Prisco cita três casos ocorridos no regime militar que lembram a atual situação. Em 1965, o presidente Castello Branco teria eleito Bilac Pinto (UDN) numa disputa com Ranieri Mazzilli (PSD), que tentava a sétima reeleição.
Em 1977, Herbert Levy (Arena) lançou-se na disputa contra o candidato oficial do presidente Ernesto Geisel, o deputado Marco Maciel (Arena). O deputado José Bonifácio (Arena) levou um recado de Geisel para Levy.
Em regime revolucionário, presidente não perde eleição, teria dito o presidente. Levy retirou a candidatura no dia seguinte.
Figueiredo
No governo de João Baptista Figueiredo, em 1981, ministros e governadores foram atrás de votos no Congresso para eleger Nelson Marchezan (PDS), ex-líder do governo, na disputa contra Djalma Marinho. Marchezan venceu com apenas 37 votos de diferença.
A tradição de um governista presidir a Câmara foi mantida após a redemocratização. Os deputados Ulysses Guimarães (PMDB-SP) e Paes de Andrade (PMDB-CE) foram eleitos no governo de José Sarney. Mas o processo foi bem mais independente.
Ibsen Pinheiro (PMDB-RS) foi a primeira exceção após 1964. Foi eleito quando liderava a oposição contra Fernando Collor. A tradição mandava que o maior partido fizesse o presidente da Câmara.
Inocêncio Oliveira (PFL-PE) e Luís Eduardo Magalhães (PFL-BA) quebraram essa tradição. Mesmo não integrando a maior bancada, Inocêncio foi eleito no governo Collor, e Luís Eduardo, no governo FHC.
Neste ano, o governo retomou a pressão sobre o Congresso. O ministro Sérgio Motta (Comunicações) tentou convencer Wilson Campos (PSDB-PE) a retirar a sua candidatura para facilitar a eleição de Temer e garantir a aprovação da emenda da reeleição.
Temer enfrentou os senadores Iris Rezende (GO), Jader Barbalho (PA) e José Sarney (AP) e conseguiu 67 votos do PMDB. Agora, se não for eleito presidente da Câmara, seu partido não ajudará a aprovar o segundo turno da reeleição.

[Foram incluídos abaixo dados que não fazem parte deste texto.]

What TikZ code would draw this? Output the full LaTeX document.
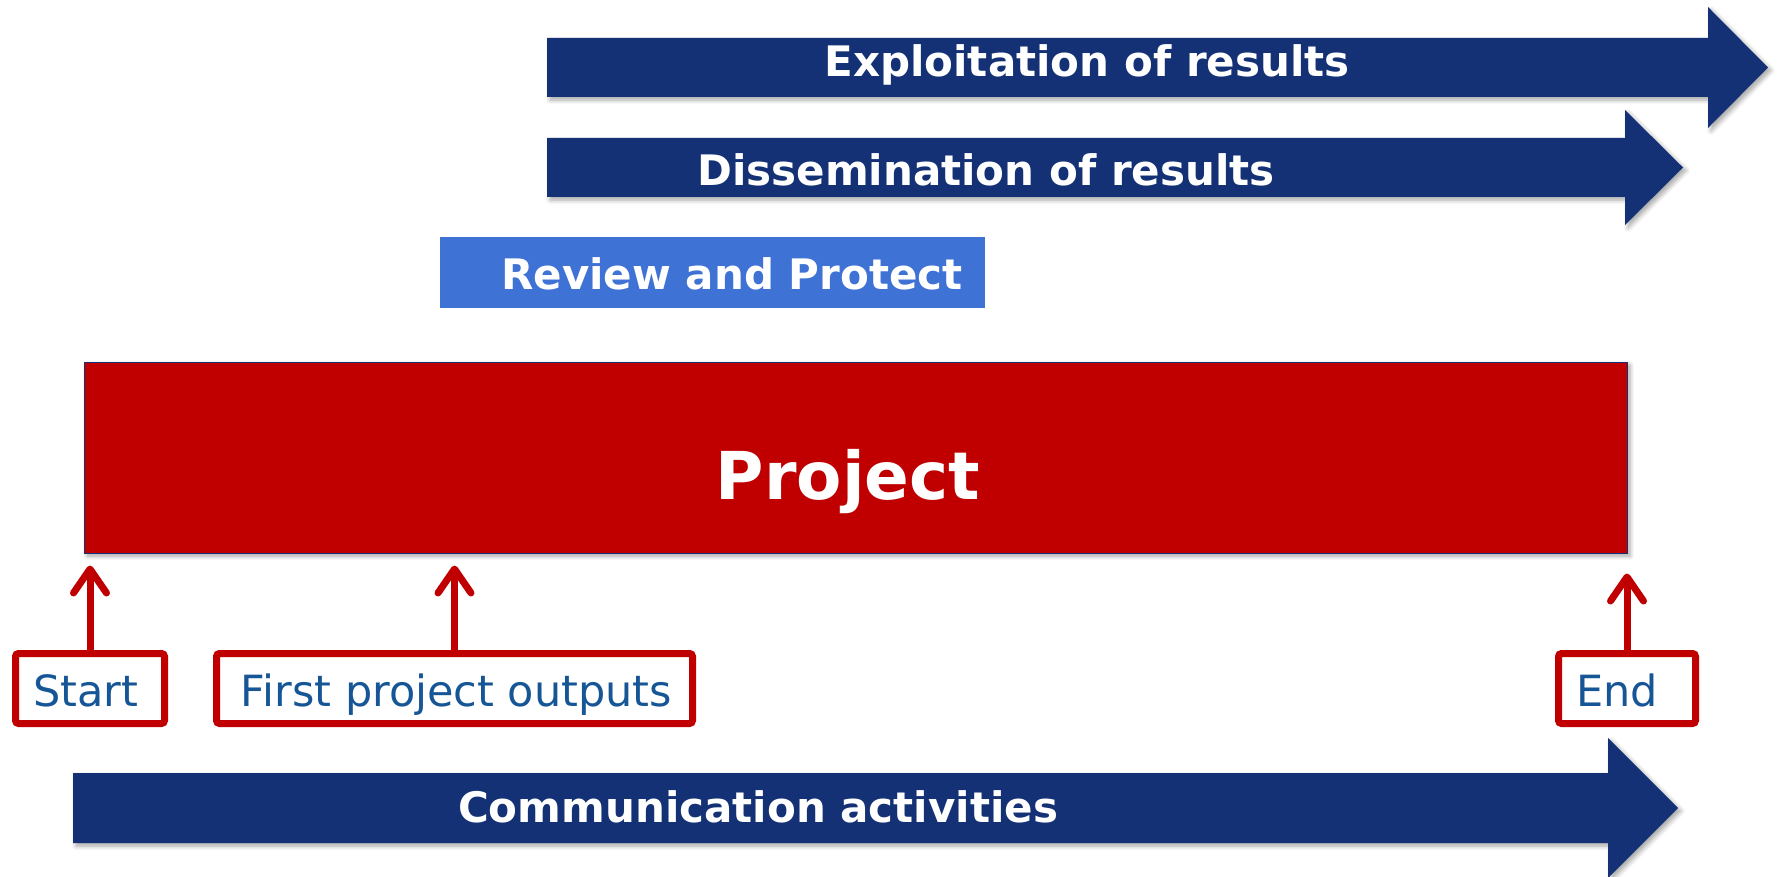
\documentclass[tikz,border=0pt]{standalone}
\usepackage{fontspec}
\setmainfont{DejaVu Sans}
\usepackage{xcolor}
\usepackage{tikz}
\usetikzlibrary{arrows.meta,positioning,shadows.blur}

\definecolor{navy}{RGB}{20,49,118}
\definecolor{midblue}{RGB}{63,114,213}
\definecolor{projred}{RGB}{192,0,0}
\definecolor{txtblue}{RGB}{22,86,150}

\begin{document}
\begin{tikzpicture}[
    x=0.5pt, y=-0.5pt,
    shade/.style={blur shadow={shadow xshift=1.5pt, shadow yshift=-1.5pt, shadow opacity=35, shadow blur steps=6}},
    bigarrow/.style={fill=navy, shade},
    bartext/.style={text=white, font=\bfseries\fontsize{21}{25}\selectfont, inner sep=0pt, anchor=base},
    milestone/.style={draw=projred, line width=3.5pt, rounded corners=1.5pt, fill=white, minimum height=35pt,
        text=txtblue, font=\fontsize{21.5}{26}\selectfont, inner sep=0pt, text height=18pt, text depth=0pt},
    pointer/.style={draw=projred, line width=3.5pt, -{Straight Barb[length=12pt, width=16.5pt, round]}},
]
\useasboundingbox (0,0) rectangle (1777,877);

% Arrows of the results
\fill[bigarrow] (547,38) -- (1708,38) -- (1708,7) -- (1768,67.5) -- (1708,128) -- (1708,97) -- (547,97) -- cycle;
\node[bartext] (exploit) at (1087,77) {Exploitation of results};
\fill[bigarrow] (547,138) -- (1625,138) -- (1625,110) -- (1683,167.5) -- (1625,225) -- (1625,197) -- (547,197) -- cycle;
\node[bartext] (dissem) at (986,186) {Dissemination of results};

% Review
\node[fill=midblue, minimum width=272.5pt, minimum height=35.5pt, inner sep=0pt] (review) at (712.5,272.5) {};
\node[bartext] (reviewtxt) at (732,290) {Review and Protect};

% Project
\node[fill=projred, draw=navy, line width=0.5pt, minimum width=771.5pt, minimum height=95.5pt, inner sep=0pt, shade] (project) at (855.5,457.5) {};
\node[bartext, font=\bfseries\fontsize{33}{38}\selectfont] (projtxt) at (848,499) {Project};

% Milestones
\node[milestone, minimum width=74.5pt] (start) at (90,688.5) {Start\kern4pt};
\node[milestone, minimum width=238pt] (first) at (454.5,688.5) {\kern2pt First project outputs};
\node[milestone, minimum width=68.5pt] (end) at (1627,688.5) {End\kern10pt};

\draw[pointer, shorten >=6pt] (start.north) -- (start.north |- project.south);
\draw[pointer, shorten >=6pt] (first.north) -- (first.north |- project.south);
\draw[pointer, shorten >=10pt] (end.north) -- (end.north |- project.south);

% Communication
\fill[bigarrow] (73,773) -- (1608,773) -- (1608,738) -- (1678,808) -- (1608,878) -- (1608,843) -- (73,843) -- cycle;
\node[bartext] (comm) at (758,822) {Communication activities};

\end{tikzpicture}
\end{document}
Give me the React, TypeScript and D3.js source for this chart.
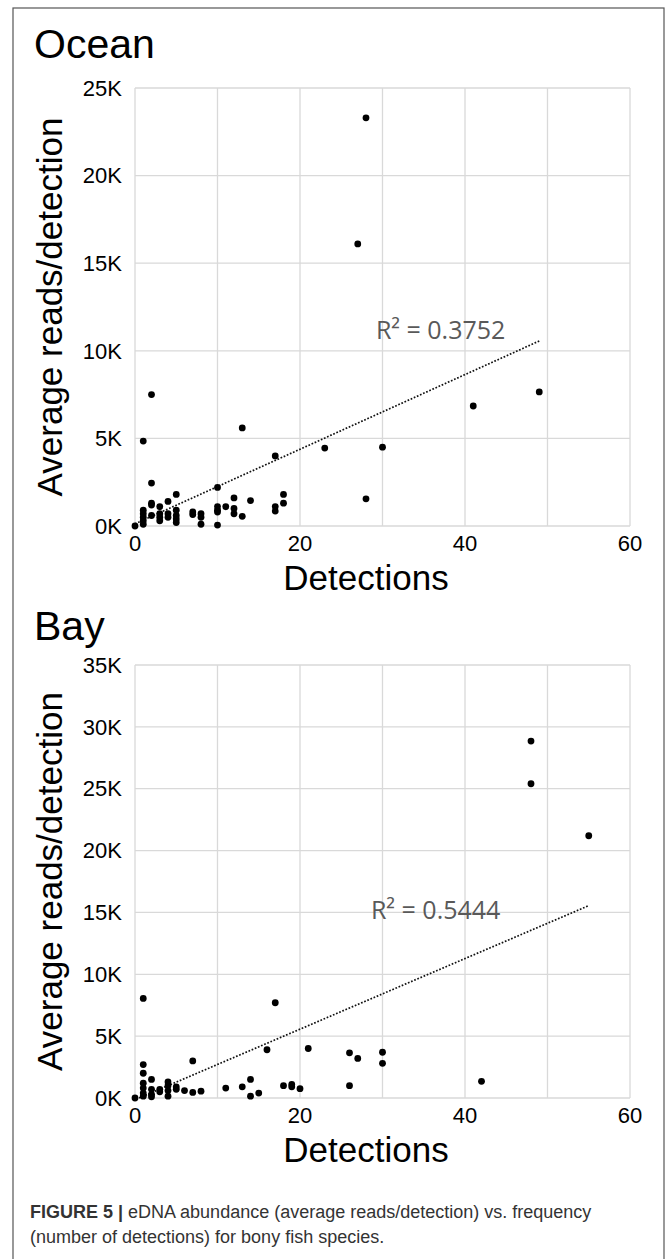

FHC entrou na campanha e autorizou seus ministros a participar do corpo-a-corpo com os deputados. A primeira reunião do comando da campanha de Temer após a aprovação do primeiro turno da reeleição foi coordenada pelo próprio Sérgio Motta.
O líder do PMDB justifica a ação do governo: "O apoio não é na base da barganha. É pelo trabalho que realizei como líder aliado".
Prisco acha que o governo faz uma "interferência insólita e inaceitável, que não faz jus à tradição das relações entre os poderes". Campos diz que acredita na neutralidade de FHC, mas ataca os ministros: "Se não temos ingerência sobre a nomeação deles, seria melhor que nos deixassem em paz".